Satellite sensor systems for soil moisture measurements have been continuously evolving. The Soil Moisture Active Passive (SMAP) mission represents one of the latest advances in this regard. Thus far, much of our knowledge of the accuracy of SMAP soil moisture over the Great Lakes region of North America has originated from evaluation studies using in situ data from the U.S. Department of Agriculture (USDA) Natural Resources Conservation Service Soil Climate Analysis Network and/or the U.S. Climate Reference Network, which provide only several in situ sensor stations for this region.

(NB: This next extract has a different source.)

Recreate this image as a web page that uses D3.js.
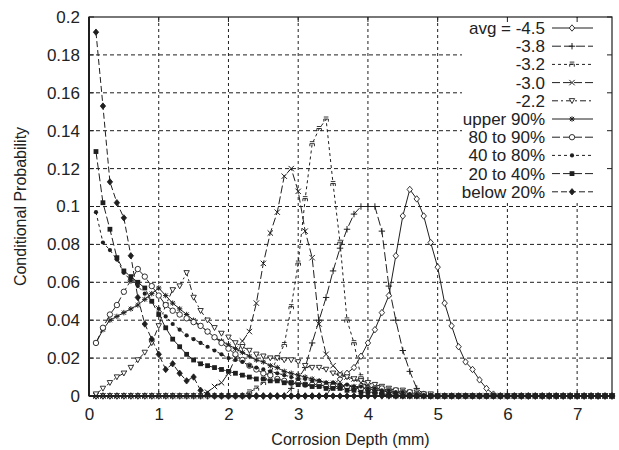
<!DOCTYPE html>
<html><head><meta charset="utf-8">
<script src="https://cdn.jsdelivr.net/npm/d3@7"></script>
<style>
html,body{margin:0;padding:0;background:#fff;}
svg{display:block;font-family:"Liberation Sans",Arial,sans-serif;}
</style></head>
<body><svg id="c" width="619" height="450"></svg>
<script>
// ---- data ----
const depth = [0.1,0.2,0.3,0.4,0.5,0.6,0.7,0.8,0.9,1.0,
 1.1,1.2,1.3,1.4,1.5,1.6,1.7,1.8,1.9,2.0,
 2.1,2.2,2.3,2.4,2.5,2.6,2.7,2.8,2.9,3.0,
 3.1,3.2,3.3,3.4,3.5,3.6,3.7,3.8,3.9,4.0,
 4.1,4.2,4.3,4.4,4.5,4.6,4.7,4.8,4.9,5.0,
 5.1,5.2,5.3,5.4,5.5,5.6,5.7,5.8,5.9,6.0,
 6.1,6.2,6.3,6.4,6.5,6.6,6.7,6.8,6.9,7.0,
 7.1,7.2,7.3,7.4,7.5];

const seriesNames = ["avg = -4.5","-3.8","-3.2","-3.0","-2.2","upper 90%","80 to 90%","40 to 80%","20 to 40%","below 20%"];

const avg45 = [0,0,0,0,0,0,0,0,0,0, 0,0,0,0,0,0,0,0,0,0, 0,0,0,0,0,0,0,0,0,0, 0,0,0,0,
 0.006,0.009,0.012,0.015,0.021,0.028,0.035,0.044,0.053,0.074,
 0.095,0.109,0.104,0.095,0.081,0.068,0.049,0.037,0.026,0.018,
 0.014,0.0085,0.004,0.001,
 0,0,0,0,0,0,0,0,0,0, 0,0,0,0,0,0,0];
const avg38 = [0,0,0,0,0,0,0,0,0,0, 0,0,0,0,0,0,0,0,0,0, 0,0,0,0,0,0,0,0,
 0.004,0.009,0.015,0.028,0.04,0.052,0.066,0.078,0.088,0.096,
 0.1,0.1,0.1,0.087,0.058,0.04,0.024,0.013,0.004,0.001,
 0,0,0,0,0,0,0,0,0,0, 0,0,0,0,0,0,0,0,0,0, 0,0,0,0,0,0,0];
const avg32 = [0,0,0,0,0,0,0,0,0,0, 0,0,0,0,0,0,0,0,0,0, 0,0,
 0.002,0.004,0.007,0.012,0.02,0.027,0.047,0.07,0.104,0.133,
 0.141,0.146,0.112,0.081,0.04,0.028,0.01,0.004,0.002,0.001,
 0,0,0,0,0,0,0,0,0,0, 0,0,0,0,0,0,0,0,0,0, 0,0,0,0,0,0,0,0,0,0, 0,0,0];
const avg30 = [0,0,0,0,0,0,0,0,0,0, 0,0,0,0,0,0,
 0.002,0.005,0.007,0.012,0.02,0.029,0.034,0.049,0.07,0.086,
 0.097,0.116,0.12,0.108,0.087,0.073,0.038,0.022,0.016,0.012,
 0.01,0.009,0.007,0.005,0.004,0.003,0.002,0.001,
 0,0,0,0,0,0,0,0,0,0, 0,0,0,0,0,0,0,0,0,0, 0,0,0,0,0,0,0,0,0,0, 0];
const avg22 = [0.001,0.004,0.007,0.01,0.012,0.015,0.019,0.023,0.028,0.037,
 0.048,0.056,0.058,0.065,0.052,0.045,0.04,0.036,0.033,0.031,
 0.028,0.026,0.024,0.022,0.021,0.02,0.02,0.019,0.019,0.018,
 0.016,0.015,0.015,0.014,0.012,0.011,0.01,0.009,0.008,0.007,
 0.006,0.005,0.004,0.003,0.003,0.002,0.002,0.001,0.001,
 0,0,0,0,0,0,0,0,0,0, 0,0,0,0,0,0,0,0,0,0, 0,0,0,0,0,0];
const upper90 = [0.028,0.035,0.04,0.042,0.044,0.046,0.048,0.051,0.054,0.057,
 0.053,0.049,0.046,0.043,0.04,0.037,0.034,0.031,0.029,0.027,
 0.025,0.023,0.021,0.019,0.018,0.016,0.015,0.013,0.012,0.011,
 0.01,0.009,0.008,0.007,0.007,0.006,0.005,0.005,0.004,0.004,
 0.003,0.003,0.002,0.002,0.001,0.001,
 0,0,0,0,0,0,0,0,0,0, 0,0,0,0,0,0,0,0,0,0, 0,0,0,0,0,0,0,0,0];
const p80to90 = [0.028,0.036,0.043,0.048,0.055,0.061,0.067,0.063,0.058,0.053,
 0.048,0.045,0.043,0.041,0.039,0.037,0.034,0.031,0.028,0.025,
 0.022,0.019,0.016,0.014,0.012,0.011,0.009,0.008,0.007,0.007,
 0.006,0.006,0.006,0.005,0.005,0.005,0.005,0.004,0.004,0.004,
 0.004,0.004,0.003,0.003,0.002,0.002,0.001,0.001,
 0,0,0,0,0,0,0,0,0,0, 0,0,0,0,0,0,0,0,0,0, 0,0,0,0,0,0,0];
const p40to80 = [0.097,0.081,0.077,0.072,0.065,0.061,0.058,0.054,0.05,0.046,
 0.042,0.038,0.035,0.032,0.03,0.028,0.026,0.024,0.022,0.02,
 0.019,0.018,0.016,0.015,0.014,0.013,0.012,0.011,0.01,0.009,
 0.009,0.008,0.008,0.007,0.007,0.006,0.006,0.005,0.005,0.004,
 0.004,0.003,0.003,0.002,0.002,0.001,0.001,
 0,0,0,0,0,0,0,0,0,0, 0,0,0,0,0,0,0,0,0,0, 0,0,0,0,0,0,0,0];
const p20to40 = [0.129,0.102,0.088,0.073,0.066,0.063,0.06,0.057,0.05,0.043,
 0.036,0.03,0.026,0.022,0.019,0.017,0.016,0.015,0.014,0.013,
 0.012,0.011,0.01,0.009,0.009,0.008,0.008,0.007,0.007,0.006,
 0.006,0.005,0.005,0.004,0.004,0.004,0.003,0.003,0.002,0.002,
 0.002,0.001,0.001,
 0,0,0,0,0,0,0,0,0,0, 0,0,0,0,0,0,0,0,0,0, 0,0,0,0,0,0,0,0,0,0, 0,0];
const below20 = [0.192,0.153,0.113,0.102,0.094,0.074,0.052,0.038,0.03,0.022,
 0.014,0.017,0.012,0.008,0.01,0.003,0.001,
 0,0,0,0,0,0,0,0,0,0, 0,0,0,0,0,0,0,0,0,0, 0,0,0,0,0,0,0,0,0,0,
 0,0,0,0,0,0,0,0,0,0, 0,0,0,0,0,0,0,0,0,0, 0,0,0,0,0,0,0,0];

const xTicks = [0,1,2,3,4,5,6,7];
const xTickLabels = ["0","1","2","3","4","5","6","7"];
const yTicks = [0,0.02,0.04,0.06,0.08,0.1,0.12,0.14,0.16,0.18,0.2];
const yTickLabels = ["0","0.02","0.04","0.06","0.08","0.1","0.12","0.14","0.16","0.18","0.2"];

// ---- styles per series ----
const seriesValues = [avg45,avg38,avg32,avg30,avg22,upper90,p80to90,p40to80,p20to40,below20];
const dashes = [null,"9,3","3,3","8,3","6,3,2,3",null,"8,3","3,3","8,3","6,3"];
const markers = ["diamondOpen","plus","hat","cross","triDown","asterisk","circleOpen","dot","square","diamond"];

const ink = "#1f1f1f";
const svg = d3.select("#c");
const L=89, R=612, T=17, B=396;
const x = d3.scaleLinear().domain([0,7.5]).range([L,R]);
const y = d3.scaleLinear().domain([0,0.2]).range([B,T]);

// grid
const grid = svg.append("g");
grid.selectAll("line.h").data(yTicks.slice(1,-1)).join("line")
  .attr("x1",L).attr("x2",R).attr("y1",d=>y(d)).attr("y2",d=>y(d))
  .attr("stroke",ink).attr("stroke-width",1).attr("stroke-dasharray","4,3");
grid.selectAll("line.v").data(xTicks.slice(1)).join("line")
  .attr("y1",T).attr("y2",B).attr("x1",d=>x(d)).attr("x2",d=>x(d))
  .attr("stroke",ink).attr("stroke-width",1).attr("stroke-dasharray","3,3");

// legend background (hides grid)
const legX0 = 462, legY0 = T+1, legW = R-462-1, legH = 183;
svg.append("rect").attr("x",legX0).attr("y",legY0).attr("width",legW).attr("height",legH).attr("fill","#fff");

// frame ticks
const tk = svg.append("g").attr("stroke",ink).attr("stroke-width",1);
yTicks.forEach(v=>{
  tk.append("line").attr("x1",L).attr("x2",L+5).attr("y1",y(v)).attr("y2",y(v));
  tk.append("line").attr("x1",R-5).attr("x2",R).attr("y1",y(v)).attr("y2",y(v));
});
xTicks.forEach(v=>{
  tk.append("line").attr("y1",T).attr("y2",T+5).attr("x1",x(v)).attr("x2",x(v));
  tk.append("line").attr("y1",B-5).attr("y2",B).attr("x1",x(v)).attr("x2",x(v));
});

// marker drawing
function marker(g, type){
  const s = 2.7;
  switch(type){
    case "diamondOpen": g.append("path").attr("d",`M0,${-s-0.5}L${s},0L0,${s+0.5}L${-s},0Z`).attr("fill","#fff").attr("stroke",ink).attr("stroke-width",0.9); break;
    case "diamond": g.append("path").attr("d",`M0,${-s-0.5}L${s},0L0,${s+0.5}L${-s},0Z`).attr("fill",ink).attr("stroke",ink).attr("stroke-width",0.8); break;
    case "plus": g.append("path").attr("d",`M${-s-0.5},0H${s+0.5}M0,${-s-0.5}V${s+0.5}`).attr("stroke",ink).attr("stroke-width",1).attr("fill","none"); break;
    case "cross": g.append("path").attr("d",`M${-s},${-s}L${s},${s}M${-s},${s}L${s},${-s}`).attr("stroke",ink).attr("stroke-width",1).attr("fill","none"); break;
    case "asterisk": g.append("path").attr("d",`M${-s},0H${s}M0,${-s}V${s}M${-s+0.6},${-s+0.6}L${s-0.6},${s-0.6}M${-s+0.6},${s-0.6}L${s-0.6},${-s+0.6}`).attr("stroke",ink).attr("stroke-width",1).attr("fill","none"); break;
    case "hat": g.append("path").attr("d",`M-2.3,2.3L-2.3,-0.3L2.3,-0.3L2.3,2.3M-2.3,-2.3L2.3,-2.3`).attr("stroke",ink).attr("stroke-width",0.9).attr("fill","none"); break;
    case "triDown": g.append("path").attr("d",`M${-s},${-s+0.5}L${s},${-s+0.5}L0,${s}Z`).attr("fill","#fff").attr("stroke",ink).attr("stroke-width",0.9); break;
    case "circleOpen": g.append("circle").attr("r",s).attr("fill","#fff").attr("stroke",ink).attr("stroke-width",0.9); break;
    case "dot": g.append("circle").attr("r",2.1).attr("fill",ink); break;
    case "square": g.append("rect").attr("x",-2.4).attr("y",-2.4).attr("width",4.8).attr("height",4.8).attr("fill",ink); break;
  }
}

// series
const line = d3.line().x(d=>x(d[0])).y(d=>y(d[1]));
const plot = svg.append("g");
seriesValues.forEach((vals,k)=>{
  const pts = vals.map((v,i)=>[depth[i],v]);
  plot.append("path").datum(pts).attr("d",line).attr("fill","none")
    .attr("stroke",ink).attr("stroke-width",1)
    .attr("stroke-dasharray",dashes[k]);
});
seriesValues.forEach((vals,k)=>{
  vals.forEach((v,i)=>{
    const g = plot.append("g").attr("transform",`translate(${x(depth[i])},${y(v)})`);
    marker(g, markers[k]);
  });
});

// frame
svg.append("rect").attr("x",L).attr("y",T).attr("width",R-L).attr("height",B-T)
  .attr("fill","none").attr("stroke",ink).attr("stroke-width",1.2);
svg.append("line").attr("x1",L).attr("x2",L).attr("y1",T).attr("y2",B).attr("stroke",ink).attr("stroke-width",2);
svg.append("line").attr("x1",L).attr("x2",R).attr("y1",B).attr("y2",B).attr("stroke",ink).attr("stroke-width",2);

// axes labels via d3 axes
const xAxis = d3.axisBottom(x).tickValues(xTicks).tickFormat((d,i)=>xTickLabels[i]).tickSize(0).tickPadding(12);
const gx = svg.append("g").attr("transform",`translate(0,${B})`).call(xAxis);
gx.select(".domain").remove();
gx.selectAll("text").attr("font-size",17).attr("fill","#222").attr("font-family","'Liberation Sans',Arial,sans-serif");

const yAxis = d3.axisLeft(y).tickValues(yTicks).tickFormat((d,i)=>yTickLabels[i]).tickSize(0).tickPadding(9);
const gy = svg.append("g").attr("transform",`translate(${L},0)`).call(yAxis);
gy.select(".domain").remove();
gy.selectAll("text").attr("font-size",17).attr("fill","#222").attr("font-family","'Liberation Sans',Arial,sans-serif");

svg.append("text").attr("x",(L+R)/2).attr("y",445).attr("text-anchor","middle")
  .attr("font-size",16).attr("fill","#222").text("Corrosion Depth (mm)");
svg.append("text").attr("transform",`translate(26,${(T+B)/2}) rotate(-90)`).attr("text-anchor","middle")
  .attr("font-size",16).attr("fill","#222").text("Conditional Probability");

// legend
const leg = svg.append("g");
seriesNames.forEach((name,k)=>{
  const cy = 28 + 18.2*k;
  leg.append("text").attr("x",545).attr("y",cy).attr("dy","0.35em").attr("text-anchor","end")
    .attr("font-size",17).attr("fill","#222").text(name);
  leg.append("line").attr("x1",552).attr("x2",593).attr("y1",cy).attr("y2",cy)
    .attr("stroke",ink).attr("stroke-width",1).attr("stroke-dasharray",dashes[k]);
  const g = leg.append("g").attr("transform",`translate(572,${cy})`);
  marker(g, markers[k]);
});
</script></body></html>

As such, these results typically underrepresent the accuracy of SMAP soil moisture in this region, which is characterized by a relatively large soil moisture variability and is one of the least studied regions. In this work, SMAP Level 2‒4 soil moisture products: SMAP/Sentinel-1 L2 Radiometer/Radar Soil Moisture (SPL2SMAP_S), SMAP Enhanced L3 Radiometer Soil Moisture (SPL3SMP_E), and SMAP L4 Surface and Root-Zone Soil Moisture Analysis Update (SPL4SMAU) are evaluated over the southern portion of the Great Lakes region using in situ measurements from Michigan State University’s Enviro-weather Automated Weather Station Network. The unbiased root-mean-square error (ubRMSE) values for both SPL4SMAU surface and root zone soil moisture estimates are below 0.04 m3 m−3 at the 36-km scale, with an average ubRMSE of 0.045 m3 m−3 (0.037 m3 m−3) for the surface (root-zone) soil moisture against the sparse network. The ubRMSE values for SPL3SMP_E a.m. (i.e., descending overpasses) soil moisture retrievals are close to or below 0.04 m3 m−3 at the 36-km scale, with an average ubRMSE of ~0.06 m3 m−3 against the sparse network. The average ubRMSE values are ~0.05‒0.06 m3 m−3 for high-resolution SPL2SMAP_S soil moisture retrievals against the sparse network, with the skill of the baseline algorithm-based soil moisture retrievals exceeding that of the optional algorithm-based counterparts. Clearly, the skill of SPL4SMAU surface soil moisture exceeds that of the SPL3SMP_E and SPL2SMAP_S soil moisture retrievals.

Highlights

  • Soil moisture, as a key state variable linking the land surface and the atmosphere, plays a crucial role in the Earth’s energy and water budgets

  • The Soil Moisture Active Passive (SMAP) carries an L-band radiometer and an L-band high-resolution radar to estimate near-surface soil moisture and freeze-thaw state, the radar failed in July 2015

  • We evaluated three sets of SMAP soil moisture products: SMAP Level 4 (L4) Global 3-h 9-km Equal-Area Scalable Earth (EASE)-Grid Surface and Root-Zone Soil Moisture Analysis Update (SPL4SMAU), version 4 [29]; SMAP Enhanced Level 3 (L3) Radiometer Global Daily 9-km EASE-Grid Soil Moisture (SPL3SMP_E), version 3 [30]; and SMAP/Sentinel-1 Level 2 (L2) Radiometer/Radar 30-Second Scene 3-km EASE-Grid Soil Moisture (SPL2SMAP_S), version 2 [31]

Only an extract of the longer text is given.